Court rules government must provide key AIDS drug to HIV-positive pregnant women pending appeal
PRETORIA, South Africa (AP) _ A High Court judge ruled again Monday that the government must provide a key AIDS drugs to HIV-positive pregnant women even as it waits to appeal the decision to the country's
Monday, March 25th 2002, 12:00 am
By: News On 6
PRETORIA, South Africa (AP) _ A High Court judge ruled again Monday that the government must provide a key AIDS drugs to HIV-positive pregnant women even as it waits to appeal the decision to the country's highest court.
Reaffirming an earlier ruling, High Court Judge Chris Botha said the government still had to make the drug nevirapine available at public hospitals nationwide while it awaits a May hearing on appeal before Constitutional Court.
The government had requested permission to appeal to the Constitutional Court against Botha's order that nevirapine be made immediately available while an appeal on the entire case was pending.
Currently the drug is available only at 18 pilot sites.
Nevirapine is administered to infected pregnant mothers and their newborns to prevent the spread of HIV to their babies during labor.
In December, the High Court ruled in favor of AIDS activists and a group of pediatricians who asked that health authorities be ordered to make nevirapine available to all HIV-positive pregnant women, and to formulate a program to prevent mother-to-child transmission of the virus.
The government has appealed the ruling, arguing the Constitutional Court needed to decide whether courts could intervene in matters of policy.
Studies show nevirapine can reduce transmission of HIV by up to 50 percent.
The health department argues that inadequate infrastructure is in place to administer the drug properly and tried to restrict its distribution to the 18 pilot sites.
Botha said he did not want any more unnecessary lives lost while the government waited for its appeal to be heard and on Monday reaffirmed his order that nevirapine be made available immediately at facilities that had the capacity to provide testing and counseling.
``In essence I had to balance the loss of lives against prejudice that could never amount to more than inconvenience,'' Botha said.
Some 4.7 million South Africans _ one in nine _ are HIV positive, more people than any other country in the world.
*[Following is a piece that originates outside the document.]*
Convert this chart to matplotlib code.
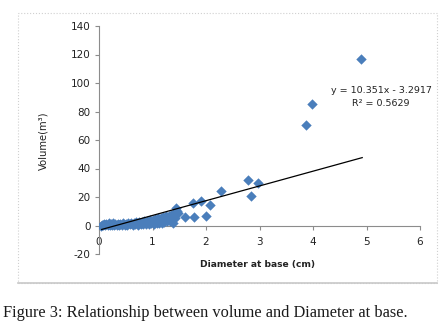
import matplotlib.pyplot as plt
from matplotlib.patches import Rectangle

plt.rcParams['axes.unicode_minus'] = False

# dense cluster of small trees + the larger ones
diameter = [0.03, 0.06, 0.08, 0.1, 0.12, 0.14, 0.16, 0.18, 0.2, 0.22, 0.24, 0.26, 0.28, 0.3,
            0.33, 0.35, 0.38, 0.4, 0.43, 0.45, 0.48, 0.5, 0.53, 0.55, 0.58, 0.6, 0.63, 0.65,
            0.68, 0.7, 0.73, 0.75, 0.78, 0.8, 0.83, 0.85, 0.88, 0.9, 0.93, 0.95, 0.98, 1.0,
            1.02, 1.05, 1.08, 1.1, 1.12, 1.15, 1.18, 1.2, 1.22, 1.25, 1.28, 1.3, 1.32, 1.35,
            1.37, 1.4, 1.42, 1.38, 1.45, 1.48, 1.43,
            1.61, 1.78, 1.75, 1.9, 2.0, 2.07, 2.28, 2.79, 2.84, 2.97, 3.86, 3.99, 4.89]
volume = [0.0, 0.1, 0.5, 1.0, 0.2, 1.2, 0.4, 1.5, 0.6, 1.3, 0.3, 1.8, 0.5, 1.1,
          0.4, 1.4, 0.6, 1.2, 0.3, 1.6, 0.7, 1.0, 0.4, 1.5, 0.8, 1.8, 0.5, 2.0,
          0.9, 2.2, 0.6, 2.5, 1.0, 2.8, 0.8, 3.0, 1.2, 3.3, 1.0, 3.6, 1.5, 4.0,
          1.2, 4.5, 1.8, 5.0, 1.5, 5.5, 2.0, 6.0, 2.5, 6.5, 3.0, 7.0, 3.5, 7.5,
          4.0, 8.5, 5.0, 2.0, 10.5, 9.0, 12.6,
          6.3, 6.3, 16.0, 17.0, 7.0, 14.7, 24.0, 31.6, 20.4, 29.5, 70.2, 85.0, 117.0]

slope = 10.351
intercept = -3.2917
r2 = 0.5629

xticks = [0, 1, 2, 3, 4, 5, 6]
yticks = [-20, 0, 20, 40, 60, 80, 100, 120, 140]

fig = plt.figure(figsize=(4.48, 3.33), dpi=100)
fig.patches.append(Rectangle((18 / 448, 1 - 283 / 333), 419 / 448, 270 / 333,
                             transform=fig.transFigure, fill=False,
                             edgecolor='#d0d0d0', lw=0.8, ls=':'))
fig.add_artist(plt.Line2D([18 / 448, 437 / 448], [1 - 283 / 333] * 2,
                          transform=fig.transFigure, color='#c8c8c8', lw=1.2))

ax = fig.add_axes([99 / 448, 1 - 254 / 333, 321 / 448, 228 / 333])
ax.scatter(diameter, volume, marker='D', s=28, color='#4a7ebb', zorder=3, linewidths=0)

x_fit = [0.05, 4.92]
ax.plot(x_fit, [slope * v + intercept for v in x_fit], color='black', lw=0.9, zorder=4)

ax.set_xlim(0, 6)
ax.set_ylim(-20, 140)
ax.set_xticks(xticks)
ax.set_yticks(yticks)
ax.spines['top'].set_visible(False)
ax.spines['right'].set_visible(False)
ax.spines['bottom'].set_position(('data', 0))
for s in ('left', 'bottom'):
    ax.spines[s].set_color('#8c8c8c')
    ax.spines[s].set_linewidth(0.8)
ax.tick_params(axis='both', colors='#8c8c8c', labelcolor='#222222', labelsize=7.5,
               length=3, width=0.8, direction='out', pad=3)
ax.tick_params(axis='x', pad=5)

ax.text(5.27, 94.5, f"y = {slope}x - {abs(intercept)}", fontsize=6.8, ha='center',
        va='center', color='#222222')
ax.text(5.27, 85.5, f"R\u00b2 = {r2}", fontsize=6.8, ha='center', va='center',
        color='#222222')

fig.text(43 / 448, 1 - 141 / 333, "Volume(m\u00b3)", rotation=90, ha='center', va='center',
         fontsize=7.2, color='#222222')
fig.text(258 / 448, 1 - 264 / 333, "Diameter at base (cm)", ha='center', va='center',
         fontsize=6.6, fontweight='bold', color='#222222')

fig.text(3 / 448, 1 - 313 / 333, "Figure 3: Relationship between volume and Diameter at base.",
         ha='left', va='center', fontsize=11.8, family='Liberation Serif', color='#1a1a1a')

plt.savefig('out.png', dpi=100)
The government has been widely criticized for its haphazard approach toward combatting the pandemic.
AIDS activists who filed the nevirapine lawsuit said they sought assurances from the government that court orders would be followed after comments made over the weekend by Health Minister Manto Tshabalala-Msimang.
Tshabalala-Msimang told South African Broadcasting Corporation that she would not heed a court order to supply nevirapine beyond the existing test sites, saying such an order violated the constitution.
Meanwhile, Archbishop Desmond Tutu condemned the government's haphazard response to the AIDS pandemic.
``We have the skills, expertise and resources. So for goodness sakes, stop fiddling,'' the South African Press Association quoted Tutu as saying.
He called on South Africa to look to other countries that are successfully fighting AIDS and compared the fights against AIDS and tuberculosis to the anti-apartheid struggle.
``We must fight these diseases with the same passion, the same commitment, the same determination,'' said Tutu, who won the Nobel Peace Prize in 1984 for his role in fighting South Africa's apartheid regime.